Democrats assailed US President George W. Bush's tentative plan to withdraw up to 30,000 US troops from Iraq by next July even before he was to announce it yesterday.
Bush was scheduled to make a 15-minute, televised address last night saying he could bring force levels back to where they were last December if the conditions are right.
A senior aide said that Bush would closely follow the strategy laid out by the US commander in Iraq, General David Petraeus, which would end the military "surge" ordered in January.
That would leave roughly 130,000 US troops in Iraq about six months before Bush hands over the White House keys.
With the war-weary US public largely in favor of a withdrawal from the strife-torn country, it was unclear whether Bush's announcement would take some pressure off his Republican allies ahead of next year's elections.

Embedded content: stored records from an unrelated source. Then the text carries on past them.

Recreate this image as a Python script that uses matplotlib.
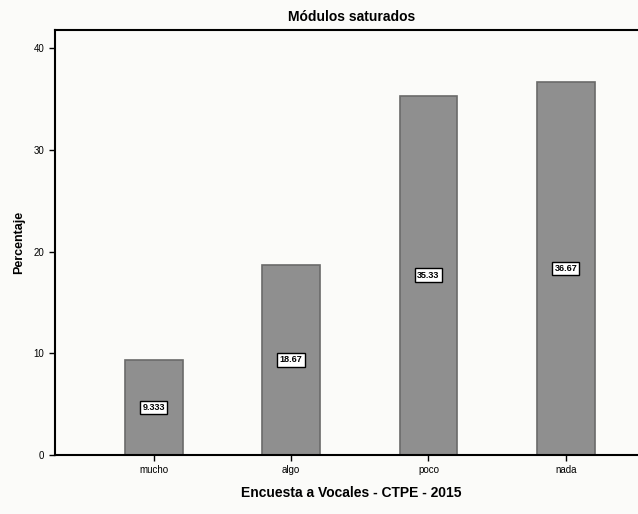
import numpy as np
import matplotlib.pyplot as plt

categorias = ["mucho", "algo", "poco", "nada"]
porcentajes = [9.333, 18.67, 35.33, 36.67]
etiquetas = ["9.333", "18.67", "35.33", "36.67"]

plt.rcParams['font.family'] = ['Liberation Sans', 'DejaVu Sans']

fig = plt.figure(figsize=(6.38, 5.14), dpi=100)
fig.patch.set_facecolor('#fbfbf9')
ax = fig.add_axes([0.086, 0.115, 0.93, 0.827])
ax.set_facecolor('#fbfbf9')

x = np.arange(len(categorias))
ax.bar(x, porcentajes, width=0.42, color='#8f8f8f', edgecolor='#6a6a6a', linewidth=1.2)

for xi, v, lab in zip(x, porcentajes, etiquetas):
    ax.text(xi, v / 2, lab, ha='center', va='center', fontsize=6.5, fontweight='bold',
            bbox=dict(boxstyle='square,pad=0.25', facecolor='white', edgecolor='black', linewidth=1))

ax.set_xlim(-0.72, 3.6)
ax.set_ylim(0, 41.8)
ax.set_yticks([0, 10, 20, 30, 40])
ax.set_xticks(x)
ax.set_xticklabels(categorias, fontsize=7)
ax.tick_params(axis='y', labelsize=7, length=4, width=1)
ax.tick_params(axis='x', length=4, width=1)

for s in ax.spines.values():
    s.set_linewidth(1.5)

ax.set_title("Módulos saturados", fontsize=10, fontweight='bold', pad=6)
ax.set_xlabel("Encuesta a Vocales - CTPE - 2015", fontsize=10, fontweight='bold', labelpad=8)
ax.set_ylabel("Percentaje", fontsize=9, fontweight='bold', labelpad=6)

fig.savefig("out.png", dpi=100, facecolor=fig.get_facecolor())
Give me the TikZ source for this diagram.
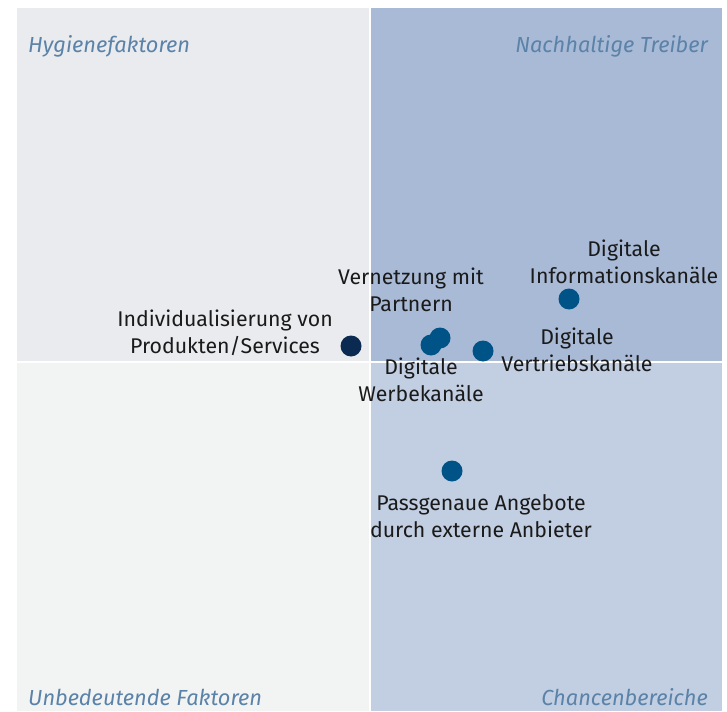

A top White House official who asked not to be named said that Bush would say that "all draw-downs will be based on the conditions on the ground" and that the withdrawal, to be completed next July, could start this month.
Democrats were having none of it. Senate Majority Leader Harry Reid called the decision not to replace some 30,000 troops when they are rotated out "neither a drawdown nor the change in mission we need."
"It appears the president is dug in," Reid said, calling Bush's plan "more of the same."
"This is unacceptable to me. It is unacceptable to the American people," said Reid, who vowed to craft legislation this month "that changes the mission in Iraq and begins a true redeployment of our troops."
On the campaign trail, Democratic White House hopeful Senator Barack Obama demanded a withdrawal of US combat troops from Iraq by late next year.
"Unfortunately, conventional thinking in Washington lined up for the war," Obama said.
Turning to the Bush administration's strategy, Obama warned "the bar for success is so low that it is almost buried in the sand."
But some Republicans saw a possible breach in the Democrats' drive to bring troops home faster.
"I think that Democratic colleagues invested their political capital all year in failure in Iraq," said House Republican minority leader John Boehner in a conference call with reporters just after arriving in Iraq. "Now we are having success in Iraq, and hopefully continue to have success in Iraq, I don't think they have any place to go."
Meanwhile, the most prominent figure in a US-backed revolt of Sunni sheiks against al-Qaeda in Iraq was killed yesterday by a bomb planted near his home in Anbar Province, 10 days after he met with Bush, officials said.
Abdul-Sattar Abu Risha and two of his bodyguards were killed by the roadside bomb in Ramadi.
Abu Risha was leader of the Anbar Salvation Council -- an alliance of clans backing the Iraqi government and US forces.